# Actinic light good or bad for fresh water?



## yoshikuni (Jul 7, 2005)

I found a 40w Philips Actinic tube in my house today and it fits into the fixture above my tank. I know Actinic lights are good for marine tanks with coral and everything. But can I use it for freshwater also? Would it cause any harm to freshwater plants or fish?


----------



## akamakaveli (May 4, 2005)

I you're wanting to use it to grow freshwater plants, then I think they will be very ineffective. I've heard they fuel algae growth and are no help to plants.


----------



## xmunglu (Jan 29, 2003)

any other views on this as i much prefer serras viewed under actinic lihting which is what i`ve got.......

fake plants then aye?


----------



## Gumby (Aug 13, 2004)

xmunglu said:


> any other views on this as i much prefer serras viewed under actinic lihting which is what i`ve got.......
> 
> fake plants then aye?


A lot of types of algea benefit from blue intensive lighting.
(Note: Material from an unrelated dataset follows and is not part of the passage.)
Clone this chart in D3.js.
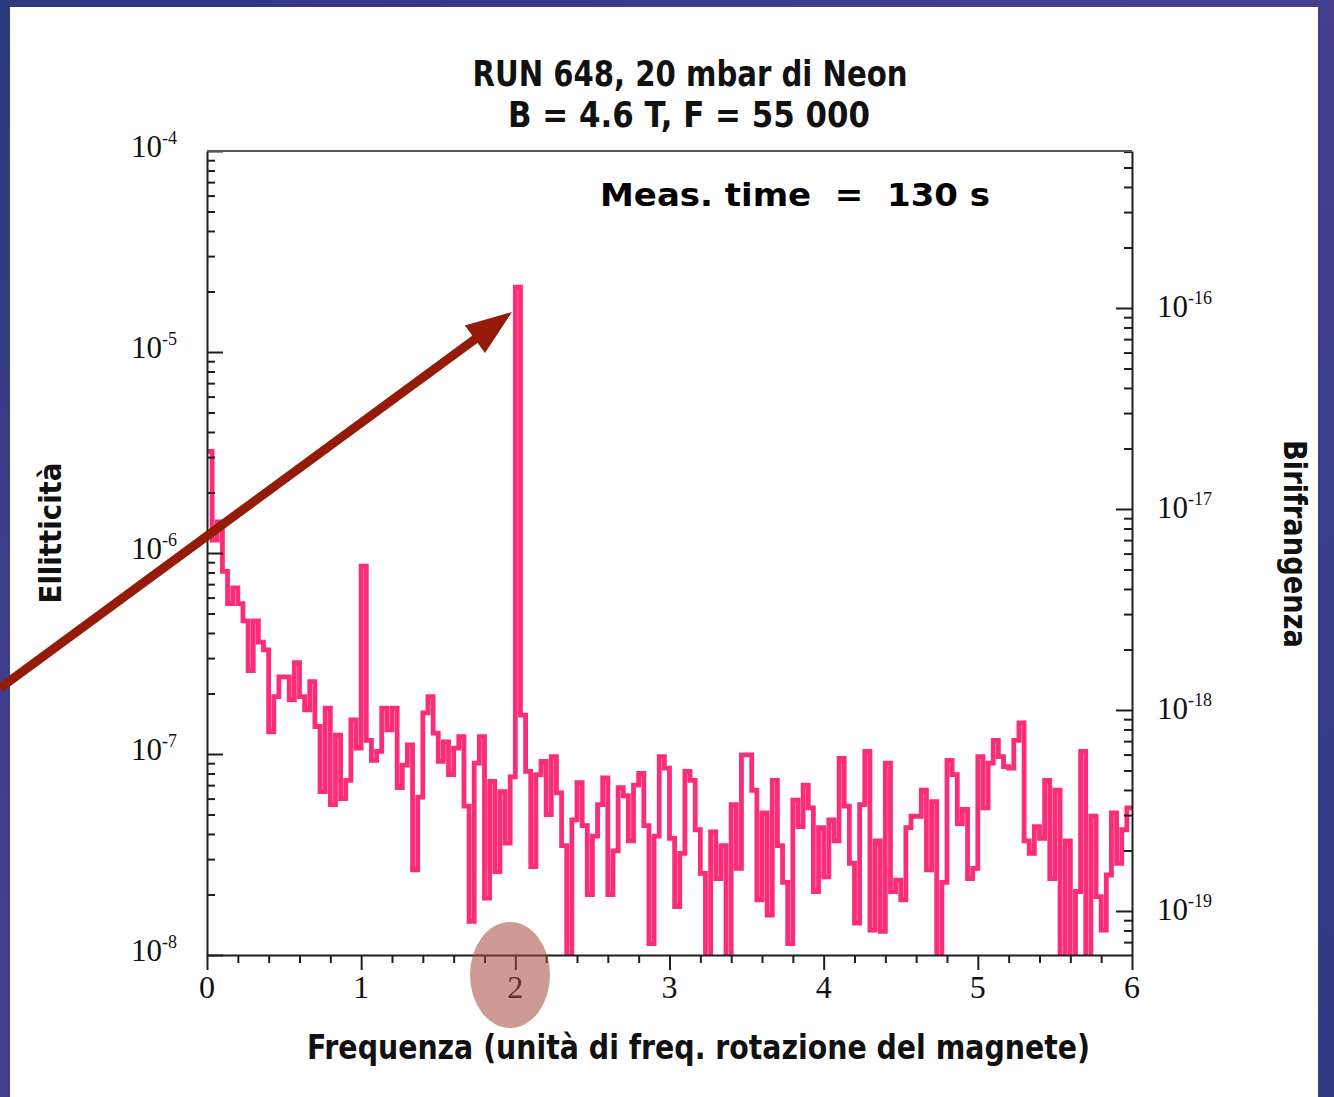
<!DOCTYPE html>
<html>
<head>
<meta charset="utf-8">
<script src="https://cdn.jsdelivr.net/npm/d3@7"></script>
<style>
  body { margin: 0; overflow: hidden; background: #35418a; }
  svg { display: block; }
</style>
</head>
<body>
<div id="chart"></div>
<script>

// bin width in units of the magnet rotation frequency
const binWidth = 1 / 30;

// ellipticity per bin, bin k starts at k * binWidth
const ellipticity = [
  3.2e-6, 1.16e-6, 1.43e-6, 8.1e-7, 5.6e-7, 6.7e-7, 5.6e-7, 4.6e-7, 2.6e-7, 4.6e-7,
  3.6e-7, 3.3e-7, 1.29e-7, 1.93e-7, 2.42e-7, 2.42e-7, 1.86e-7, 2.85e-7, 1.93e-7, 1.66e-7,
  2.29e-7, 1.37e-7, 6.5e-8, 1.69e-7, 5.6e-8, 1.24e-7, 6.0e-8, 7.4e-8, 1.48e-7, 1.07e-7,
  8.6e-7, 1.17e-7, 9.3e-8, 1.03e-7, 1.69e-7, 1.32e-7, 1.69e-7, 6.8e-8, 8.8e-8, 1.11e-7,
  2.65e-8, 6.1e-8, 1.6e-7, 1.93e-7, 1.27e-7, 9.2e-8, 1.15e-7, 7.9e-8, 1.07e-7, 1.22e-7,
  5.5e-8, 1.47e-8, 9.0e-8, 1.22e-7, 1.92e-8, 7.3e-8, 2.6e-8, 6.5e-8, 3.6e-8, 7.7e-8,
  2.1e-5, 1.56e-7, 8.2e-8, 2.75e-8, 7.9e-8, 9.2e-8, 5.0e-8, 9.7e-8, 6.4e-8, 3.5e-8,
  8e-9, 4.7e-8, 7.2e-8, 4.4e-8, 2.0e-8, 3.9e-8, 5.6e-8, 7.6e-8, 2.0e-8, 3.3e-8,
  6.8e-8, 6.2e-8, 3.7e-8, 7.0e-8, 8.0e-8, 4.4e-8, 1.14e-8, 3.9e-8, 9.7e-8, 8.5e-8,
  3.8e-8, 1.74e-8, 3.2e-8, 8.2e-8, 7.4e-8, 4.2e-8, 2.55e-8, 8e-9, 4.1e-8, 2.4e-8,
  3.5e-8, 8e-9, 5.6e-8, 2.7e-8, 9.9e-8, 9.9e-8, 6.6e-8, 1.88e-8, 5.1e-8, 1.58e-8,
  7.4e-8, 3.5e-8, 2.3e-8, 1.14e-8, 5.9e-8, 4.35e-8, 7.0e-8, 5.4e-8, 2.07e-8, 4.3e-8,
  2.45e-8, 4.7e-8, 3.7e-8, 9.5e-8, 5.5e-8, 2.86e-8, 1.44e-8, 5.6e-8, 1.03e-7, 1.33e-8,
  3.7e-8, 1.31e-8, 9.0e-8, 2.07e-8, 2.36e-8, 1.88e-8, 4.3e-8, 4.9e-8, 4.9e-8, 6.6e-8,
  2.65e-8, 5.8e-8, 8e-9, 2.3e-8, 9.3e-8, 7.9e-8, 4.5e-8, 5.3e-8, 2.4e-8, 2.7e-8,
  9.7e-8, 5.4e-8, 9.0e-8, 1.17e-7, 9.7e-8, 8.65e-8, 8.5e-8, 1.17e-7, 1.43e-7, 3.7e-8,
  3.2e-8, 4.35e-8, 3.8e-8, 7.4e-8, 2.4e-8, 6.6e-8, 8e-9, 3.7e-8, 8e-9, 2.07e-8,
  1.03e-7, 8e-9, 4.9e-8, 1.95e-8, 1.33e-8, 2.5e-8, 5.1e-8, 2.86e-8, 4.2e-8, 5.4e-8
];

const xTicks = [0, 1, 2, 3, 4, 5, 6];
const leftDecades = [-4, -5, -6, -7, -8];
const rightDecades = [-16, -17, -18, -19];
const titleLines = ["RUN 648, 20 mbar di Neon", "B = 4.6 T, F = 55 000"];
const measText = "Meas. time  =  130 s";
const xLabel = "Frequenza (unità di freq. rotazione del magnete)";
const yLabelLeft = "Ellitticità";
const yLabelRight = "Birifrangenza";

const W = 1334, H = 1097;
const plot = { left: 207, right: 1132, top: 151, bottom: 955 };
const serif = "'Liberation Serif', 'Times New Roman', serif";
const sans = "'DejaVu Sans Condensed', 'Liberation Sans Narrow', 'Liberation Sans', sans-serif";

const svg = d3.select("#chart").append("svg")
    .attr("width", W)
    .attr("height", H);

// slide background
const defs = svg.append("defs");
const grad = defs.append("linearGradient").attr("id", "bg")
    .attr("x1", "0").attr("y1", "0").attr("x2", "1").attr("y2", "1");
grad.append("stop").attr("offset", "0%").attr("stop-color", "#2b3a80");
grad.append("stop").attr("offset", "45%").attr("stop-color", "#463f90");
grad.append("stop").attr("offset", "100%").attr("stop-color", "#2f3c84");
svg.append("rect").attr("width", W).attr("height", H).attr("fill", "url(#bg)");
svg.append("rect").attr("x", 10).attr("y", 7).attr("width", 1308).attr("height", H - 7)
    .attr("fill", "#ffffff");

defs.append("clipPath").attr("id", "plotclip")
  .append("rect")
    .attr("x", plot.left).attr("y", plot.top)
    .attr("width", plot.right - plot.left).attr("height", plot.bottom - plot.top);

// scales
const x = d3.scaleLinear().domain([0, 6]).range([plot.left, plot.right]);
const y = d3.scaleLog().domain([1e-8, 1e-4]).range([plot.bottom, plot.top]);
// birefringence axis is the ellipticity times a fixed factor
const yR = d3.scaleLog().domain([6.04e-20, 6.04e-16]).range([plot.bottom, plot.top]);

// minor ticks for a log domain
function logMinor(scale) {
  const [a, b] = scale.domain();
  const out = [];
  for (let e = Math.floor(Math.log10(a)); e <= Math.ceil(Math.log10(b)); e++) {
    for (let m = 2; m <= 9; m++) {
      const v = m * Math.pow(10, e);
      if (v >= a && v <= b) out.push(v);
    }
  }
  return out;
}

// data line
const pts = ellipticity.map((v, k) => [k * binWidth, v]);
pts.push([ellipticity.length * binWidth, ellipticity[ellipticity.length - 1]]);

const line = d3.line()
    .x(d => x(d[0]))
    .y(d => y(d[1]))
    .curve(d3.curveStepAfter);

svg.append("path")
    .datum(pts)
    .attr("clip-path", "url(#plotclip)")
    .attr("fill", "none")
    .attr("stroke", "#fb2c78")
    .attr("stroke-width", 4.8)
    .attr("stroke-linejoin", "miter")
    .attr("d", line);

// axes
const axisColor = "#1e1e1e";
function styleAxis(g) {
  g.selectAll("path, line").attr("stroke", axisColor).attr("stroke-width", 2);
  g.selectAll("text").remove();
}

svg.append("g")
    .attr("transform", `translate(${plot.left},0)`)
    .call(d3.axisRight(y).tickValues(leftDecades.map(e => Math.pow(10, e))).tickSize(16).tickSizeOuter(0).tickFormat(""))
    .call(styleAxis);
svg.append("g")
    .attr("transform", `translate(${plot.left},0)`)
    .call(d3.axisRight(y).tickValues(logMinor(y)).tickSize(8).tickSizeOuter(0).tickFormat(""))
    .call(styleAxis)
    .select(".domain").remove();

svg.append("g")
    .attr("transform", `translate(${plot.right},0)`)
    .call(d3.axisLeft(yR).tickValues(rightDecades.map(e => Math.pow(10, e))).tickSize(16).tickSizeOuter(0).tickFormat(""))
    .call(styleAxis);
svg.append("g")
    .attr("transform", `translate(${plot.right},0)`)
    .call(d3.axisLeft(yR).tickValues(logMinor(yR)).tickSize(8).tickSizeOuter(0).tickFormat(""))
    .call(styleAxis)
    .select(".domain").remove();

const xMinor = d3.range(0, 30).map(i => i * 0.2).filter(v => Math.abs(v - Math.round(v)) > 1e-6);
svg.append("g")
    .attr("transform", `translate(0,${plot.bottom})`)
    .call(d3.axisBottom(x).tickValues(xTicks).tickSize(15).tickSizeOuter(0).tickFormat(""))
    .call(styleAxis);
svg.append("g")
    .attr("transform", `translate(0,${plot.bottom})`)
    .call(d3.axisBottom(x).tickValues(xMinor).tickSize(8).tickSizeOuter(0).tickFormat(""))
    .call(styleAxis)
    .select(".domain").remove();

// top frame line
svg.append("line")
    .attr("x1", plot.left).attr("x2", plot.right)
    .attr("y1", plot.top).attr("y2", plot.top)
    .attr("stroke", "#555").attr("stroke-width", 2);

// tick labels
function powerLabel(g, xPos, yPos, e) {
  const t = g.append("text")
      .attr("x", xPos).attr("y", yPos)
      .attr("font-family", serif).attr("font-size", 31).attr("fill", "#111");
  t.append("tspan").text("10");
  t.append("tspan").attr("dy", -13).attr("font-size", 18).text("-" + Math.abs(e));
}
const labels = svg.append("g");
leftDecades.forEach(e => powerLabel(labels, 131, y(Math.pow(10, e)) + 6, e));
rightDecades.forEach(e => powerLabel(labels, 1157, yR(Math.pow(10, e)) + 9, e));

labels.selectAll(".xl")
  .data(xTicks)
  .enter().append("text")
    .attr("class", "xl")
    .attr("x", d => x(d))
    .attr("y", 998)
    .attr("text-anchor", "middle")
    .attr("font-family", serif).attr("font-size", 32).attr("fill", "#111")
    .text(d => d);

// titles and axis labels
svg.selectAll(".title")
  .data(titleLines)
  .enter().append("text")
    .attr("class", "title")
    .attr("x", (d, i) => i === 0 ? 690 : 689)
    .attr("y", (d, i) => 86 + i * 41)
    .attr("text-anchor", "middle")
    .attr("font-family", sans).attr("font-weight", "bold").attr("font-size", 36)
    .attr("textLength", (d, i) => i === 0 ? 435 : 362)
    .attr("lengthAdjust", "spacingAndGlyphs")
    .attr("fill", "#111")
    .text(d => d);

svg.append("text")
    .attr("x", 600).attr("y", 206)
    .attr("font-family", "'DejaVu Sans', sans-serif").attr("font-weight", "bold").attr("font-size", 32)
    .attr("textLength", 390).attr("lengthAdjust", "spacingAndGlyphs")
    .style("white-space", "pre")
    .attr("fill", "#000")
    .text(measText);

svg.append("text")
    .attr("x", 307).attr("y", 1059)
    .attr("font-family", sans).attr("font-weight", "bold").attr("font-size", 33)
    .attr("textLength", 783).attr("lengthAdjust", "spacingAndGlyphs")
    .attr("fill", "#111")
    .text(xLabel);

svg.append("text")
    .attr("transform", "translate(61,533) rotate(-90)")
    .attr("text-anchor", "middle")
    .attr("font-family", sans).attr("font-weight", "bold").attr("font-size", 31)
    .attr("textLength", 141).attr("lengthAdjust", "spacingAndGlyphs")
    .attr("fill", "#111")
    .text(yLabelLeft);

svg.append("text")
    .attr("transform", "translate(1284,544) rotate(90)")
    .attr("text-anchor", "middle")
    .attr("font-family", sans).attr("font-weight", "bold").attr("font-size", 32)
    .attr("textLength", 208).attr("lengthAdjust", "spacingAndGlyphs")
    .attr("fill", "#111")
    .text(yLabelRight);

// annotation: arrow pointing at the 2-omega peak
const arrowColor = "#951a08";
const tip = [512, 312], tail = [0, 688];
const dx = tip[0] - tail[0], dy = tip[1] - tail[1];
const len = Math.hypot(dx, dy);
const ux = dx / len, uy = dy / len;
const headLen = 46, headHalf = 17;
const base = [tip[0] - ux * headLen, tip[1] - uy * headLen];
svg.append("line")
    .attr("x1", tail[0]).attr("y1", tail[1])
    .attr("x2", base[0] + ux * 4).attr("y2", base[1] + uy * 4)
    .attr("stroke", arrowColor).attr("stroke-width", 9);
svg.append("polygon")
    .attr("points", [
      tip,
      [base[0] - uy * headHalf, base[1] + ux * headHalf],
      [base[0] + uy * headHalf, base[1] - ux * headHalf]
    ].map(p => p.join(",")).join(" "))
    .attr("fill", arrowColor);

// highlight around the "2" label
svg.append("ellipse")
    .attr("cx", 510).attr("cy", 975)
    .attr("rx", 40).attr("ry", 53)
    .attr("fill", "#a8473a")
    .attr("opacity", 0.55);

</script>
</body>
</html>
Keep that in mind.


----------



## jesterx626 (Jul 27, 2005)

i own a actinic blue fluorescent light for my tank before i did my research. it causes brown algae and i hate it. it's not that good in keeping my amazon sword alive at all, i have to open my window blinds for real light. just my thoughts.


----------



## Blue (Mar 23, 2005)

I have hagen powerglow bulbs on my tank and it gives clear bright lighting without hte yellow look of a standard bulb. my plants grow like weeds with it. I can put an actinic in with this bulb and the plants continue to grow well even though it probably isn't helping them. The powerglow seems to do enough. I don't know if that's useful information to you but I've offered it anyways.


----------



## Husky_Jim (May 26, 2003)

Gumby said:


> any other views on this as i much prefer serras viewed under actinic lihting which is what i`ve got.......
> 
> fake plants then aye?


A lot of types of algea benefit from blue intensive lighting. Keep that in mind.
[/quote]

I believe that *Gumby* and *akamakaveli* gave the answer...


----------